>> Begin DATASET CONTENT

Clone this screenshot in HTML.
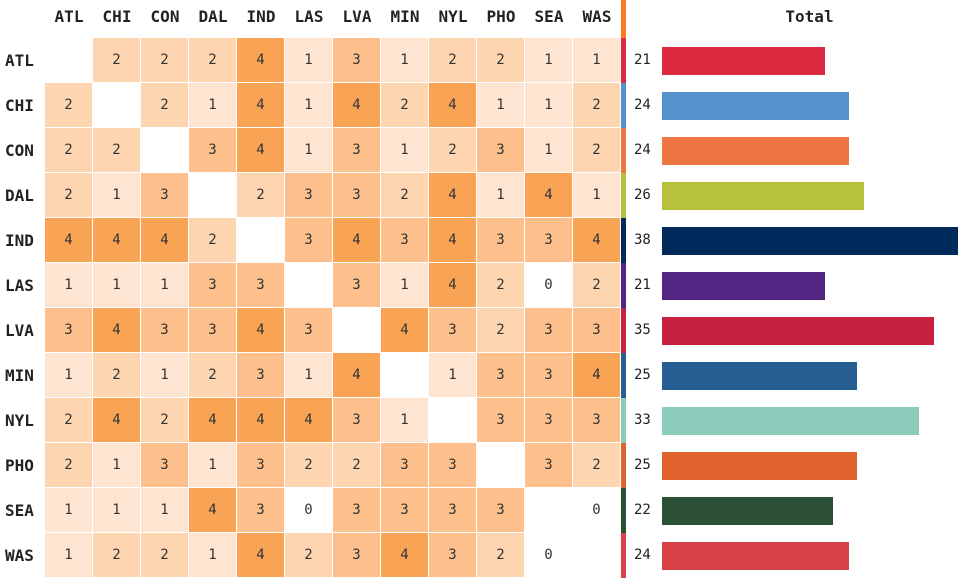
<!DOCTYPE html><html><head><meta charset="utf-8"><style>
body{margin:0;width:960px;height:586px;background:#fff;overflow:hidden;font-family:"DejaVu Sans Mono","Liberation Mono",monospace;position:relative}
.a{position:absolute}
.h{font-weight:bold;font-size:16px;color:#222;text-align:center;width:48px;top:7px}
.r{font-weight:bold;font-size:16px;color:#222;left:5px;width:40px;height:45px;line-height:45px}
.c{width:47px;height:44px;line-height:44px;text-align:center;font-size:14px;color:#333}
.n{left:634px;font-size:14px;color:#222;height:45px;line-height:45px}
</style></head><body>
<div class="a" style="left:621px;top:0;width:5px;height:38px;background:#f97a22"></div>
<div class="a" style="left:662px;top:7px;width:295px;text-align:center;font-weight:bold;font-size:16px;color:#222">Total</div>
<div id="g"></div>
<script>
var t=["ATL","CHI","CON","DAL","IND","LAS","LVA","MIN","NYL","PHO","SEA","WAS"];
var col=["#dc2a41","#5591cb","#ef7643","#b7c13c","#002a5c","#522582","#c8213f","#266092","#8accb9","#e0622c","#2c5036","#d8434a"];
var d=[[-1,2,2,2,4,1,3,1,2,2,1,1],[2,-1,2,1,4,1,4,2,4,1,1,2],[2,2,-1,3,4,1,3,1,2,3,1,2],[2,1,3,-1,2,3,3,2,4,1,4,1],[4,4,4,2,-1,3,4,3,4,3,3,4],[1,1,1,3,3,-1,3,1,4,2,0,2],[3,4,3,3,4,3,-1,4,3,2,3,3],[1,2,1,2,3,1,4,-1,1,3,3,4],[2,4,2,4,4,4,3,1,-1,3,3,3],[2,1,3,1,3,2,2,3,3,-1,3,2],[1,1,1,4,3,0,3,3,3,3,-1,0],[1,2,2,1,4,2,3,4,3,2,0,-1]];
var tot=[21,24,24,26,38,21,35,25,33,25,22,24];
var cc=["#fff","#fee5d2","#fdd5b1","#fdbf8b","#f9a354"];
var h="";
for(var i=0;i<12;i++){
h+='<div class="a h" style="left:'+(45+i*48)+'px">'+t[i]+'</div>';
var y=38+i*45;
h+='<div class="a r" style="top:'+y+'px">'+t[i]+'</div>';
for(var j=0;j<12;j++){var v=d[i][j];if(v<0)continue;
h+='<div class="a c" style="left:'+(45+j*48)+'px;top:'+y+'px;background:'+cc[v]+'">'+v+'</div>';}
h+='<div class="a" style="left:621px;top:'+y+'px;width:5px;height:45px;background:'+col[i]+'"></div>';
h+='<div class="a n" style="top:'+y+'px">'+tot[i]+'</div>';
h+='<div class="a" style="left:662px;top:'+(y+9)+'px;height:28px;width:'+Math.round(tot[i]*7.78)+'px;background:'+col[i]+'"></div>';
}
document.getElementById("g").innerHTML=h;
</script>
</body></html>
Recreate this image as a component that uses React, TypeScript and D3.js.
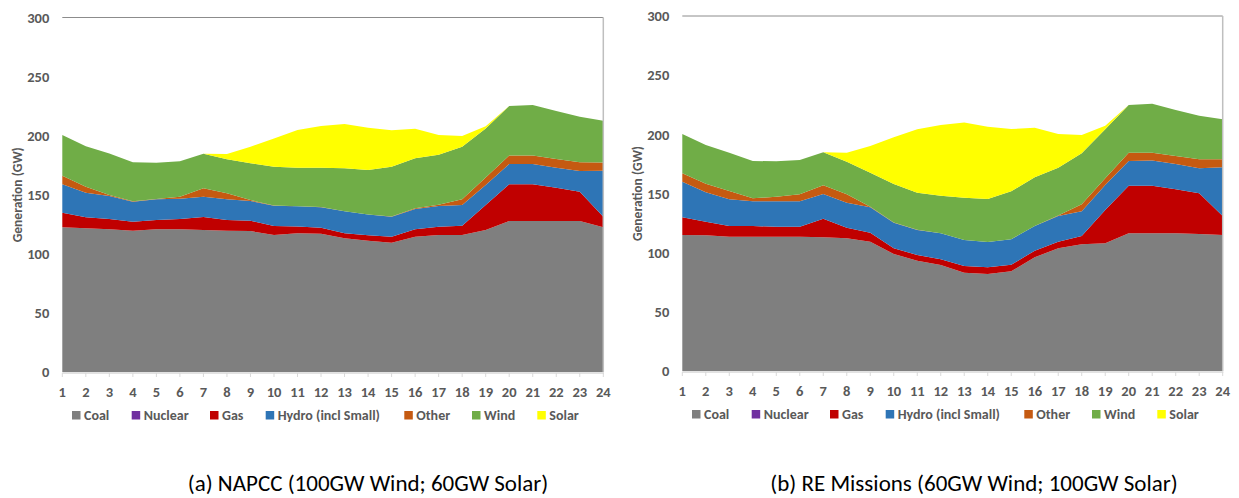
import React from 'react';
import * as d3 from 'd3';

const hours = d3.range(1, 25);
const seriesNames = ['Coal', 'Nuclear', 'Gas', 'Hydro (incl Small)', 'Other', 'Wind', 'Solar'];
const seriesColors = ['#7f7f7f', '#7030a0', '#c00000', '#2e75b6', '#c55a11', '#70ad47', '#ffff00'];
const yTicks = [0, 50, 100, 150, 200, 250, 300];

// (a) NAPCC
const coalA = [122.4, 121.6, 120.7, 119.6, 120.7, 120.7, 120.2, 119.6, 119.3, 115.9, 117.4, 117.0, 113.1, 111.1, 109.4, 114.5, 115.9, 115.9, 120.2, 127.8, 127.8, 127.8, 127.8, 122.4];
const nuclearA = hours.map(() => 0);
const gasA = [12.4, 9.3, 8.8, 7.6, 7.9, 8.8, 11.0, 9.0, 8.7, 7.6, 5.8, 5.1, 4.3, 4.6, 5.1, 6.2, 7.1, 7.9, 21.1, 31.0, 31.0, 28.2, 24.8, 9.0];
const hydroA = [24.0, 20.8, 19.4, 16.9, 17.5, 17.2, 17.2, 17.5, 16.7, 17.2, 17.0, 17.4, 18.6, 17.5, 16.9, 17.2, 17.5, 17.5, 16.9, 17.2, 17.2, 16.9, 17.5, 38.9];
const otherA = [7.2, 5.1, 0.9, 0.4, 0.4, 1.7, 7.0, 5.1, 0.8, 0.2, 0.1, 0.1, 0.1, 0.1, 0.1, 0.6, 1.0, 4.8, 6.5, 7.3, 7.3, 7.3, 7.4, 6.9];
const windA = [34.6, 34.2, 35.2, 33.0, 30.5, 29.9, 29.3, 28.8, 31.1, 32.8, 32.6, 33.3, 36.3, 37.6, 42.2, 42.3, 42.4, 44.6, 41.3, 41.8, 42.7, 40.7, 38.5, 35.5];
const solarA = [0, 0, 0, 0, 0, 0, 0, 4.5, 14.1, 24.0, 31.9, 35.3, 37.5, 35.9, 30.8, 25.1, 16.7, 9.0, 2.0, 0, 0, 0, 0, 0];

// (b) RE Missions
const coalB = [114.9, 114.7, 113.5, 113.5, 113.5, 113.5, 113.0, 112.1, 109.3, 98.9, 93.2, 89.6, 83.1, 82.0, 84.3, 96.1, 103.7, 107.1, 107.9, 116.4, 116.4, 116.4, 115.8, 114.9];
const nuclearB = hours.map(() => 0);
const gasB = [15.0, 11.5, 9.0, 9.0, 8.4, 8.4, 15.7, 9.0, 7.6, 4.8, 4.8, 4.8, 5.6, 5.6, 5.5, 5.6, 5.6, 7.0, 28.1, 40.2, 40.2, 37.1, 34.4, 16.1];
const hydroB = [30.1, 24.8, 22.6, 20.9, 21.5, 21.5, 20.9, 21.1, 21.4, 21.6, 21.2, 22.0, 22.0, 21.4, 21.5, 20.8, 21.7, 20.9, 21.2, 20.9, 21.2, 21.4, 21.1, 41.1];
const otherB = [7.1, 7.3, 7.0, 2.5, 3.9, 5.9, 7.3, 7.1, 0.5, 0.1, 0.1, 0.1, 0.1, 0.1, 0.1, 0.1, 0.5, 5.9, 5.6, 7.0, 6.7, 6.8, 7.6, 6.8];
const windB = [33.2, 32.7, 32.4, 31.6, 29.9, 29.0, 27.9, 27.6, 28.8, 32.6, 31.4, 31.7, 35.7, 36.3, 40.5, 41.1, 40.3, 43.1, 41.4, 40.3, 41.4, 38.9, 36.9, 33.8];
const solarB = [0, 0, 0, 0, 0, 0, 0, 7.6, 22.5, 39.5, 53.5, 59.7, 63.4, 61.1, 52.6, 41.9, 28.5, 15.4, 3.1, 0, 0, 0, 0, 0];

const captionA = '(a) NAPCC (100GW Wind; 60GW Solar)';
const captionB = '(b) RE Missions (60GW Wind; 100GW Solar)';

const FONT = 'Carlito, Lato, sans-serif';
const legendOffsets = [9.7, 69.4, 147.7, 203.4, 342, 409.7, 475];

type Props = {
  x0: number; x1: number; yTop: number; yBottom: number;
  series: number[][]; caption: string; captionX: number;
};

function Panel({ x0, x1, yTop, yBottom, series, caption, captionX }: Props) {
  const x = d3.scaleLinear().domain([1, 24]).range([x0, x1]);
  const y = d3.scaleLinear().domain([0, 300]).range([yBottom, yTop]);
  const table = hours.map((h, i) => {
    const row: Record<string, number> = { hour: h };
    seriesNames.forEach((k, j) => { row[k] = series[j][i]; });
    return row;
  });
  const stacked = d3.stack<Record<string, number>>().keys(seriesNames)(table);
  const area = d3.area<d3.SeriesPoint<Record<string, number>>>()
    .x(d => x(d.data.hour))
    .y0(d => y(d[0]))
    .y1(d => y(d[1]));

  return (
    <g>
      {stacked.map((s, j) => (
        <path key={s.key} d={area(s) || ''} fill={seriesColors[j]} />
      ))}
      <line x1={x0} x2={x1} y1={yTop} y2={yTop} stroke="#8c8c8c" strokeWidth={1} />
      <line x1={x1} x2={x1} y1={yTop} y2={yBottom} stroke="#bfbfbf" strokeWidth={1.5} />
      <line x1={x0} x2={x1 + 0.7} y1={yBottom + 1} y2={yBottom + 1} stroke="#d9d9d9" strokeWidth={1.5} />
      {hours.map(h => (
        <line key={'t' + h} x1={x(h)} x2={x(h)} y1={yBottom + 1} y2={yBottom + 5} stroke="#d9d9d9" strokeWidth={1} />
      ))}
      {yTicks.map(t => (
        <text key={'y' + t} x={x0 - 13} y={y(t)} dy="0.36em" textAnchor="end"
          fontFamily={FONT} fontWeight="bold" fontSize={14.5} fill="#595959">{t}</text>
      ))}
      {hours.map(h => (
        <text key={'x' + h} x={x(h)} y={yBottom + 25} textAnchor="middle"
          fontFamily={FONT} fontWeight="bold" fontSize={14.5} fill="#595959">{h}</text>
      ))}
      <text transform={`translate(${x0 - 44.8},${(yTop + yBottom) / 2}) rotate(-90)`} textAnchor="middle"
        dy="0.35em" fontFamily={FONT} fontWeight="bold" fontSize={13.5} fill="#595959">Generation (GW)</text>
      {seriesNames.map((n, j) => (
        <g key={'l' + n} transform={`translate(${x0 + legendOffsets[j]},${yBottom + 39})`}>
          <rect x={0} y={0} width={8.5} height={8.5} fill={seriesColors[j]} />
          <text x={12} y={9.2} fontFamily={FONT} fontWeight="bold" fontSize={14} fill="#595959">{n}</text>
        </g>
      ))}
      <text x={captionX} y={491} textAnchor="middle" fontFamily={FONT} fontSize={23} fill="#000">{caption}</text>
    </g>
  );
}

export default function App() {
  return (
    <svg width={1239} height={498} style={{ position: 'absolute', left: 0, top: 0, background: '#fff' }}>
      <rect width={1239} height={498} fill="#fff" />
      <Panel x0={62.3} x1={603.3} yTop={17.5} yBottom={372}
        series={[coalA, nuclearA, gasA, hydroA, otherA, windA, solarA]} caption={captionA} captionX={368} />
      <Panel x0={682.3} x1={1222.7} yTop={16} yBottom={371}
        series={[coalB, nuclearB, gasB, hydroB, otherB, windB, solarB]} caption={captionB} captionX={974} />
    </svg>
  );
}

>> End DATASET CONTENT

### YOUR TASK:
From the listing above, repeat only the lines between the line containing "Recreate this image" and the line containing "const yTicks = [0, 50, 100, 150, 200, 250, 300];", those two included. Pictures are not part of the copy.

### OUTPUT FOR THIS TASK:
Recreate this image as a component that uses React, TypeScript and D3.js.
import React from 'react';
import * as d3 from 'd3';

const hours = d3.range(1, 25);
const seriesNames = ['Coal', 'Nuclear', 'Gas', 'Hydro (incl Small)', 'Other', 'Wind', 'Solar'];
const seriesColors = ['#7f7f7f', '#7030a0', '#c00000', '#2e75b6', '#c55a11', '#70ad47', '#ffff00'];
const yTicks = [0, 50, 100, 150, 200, 250, 300];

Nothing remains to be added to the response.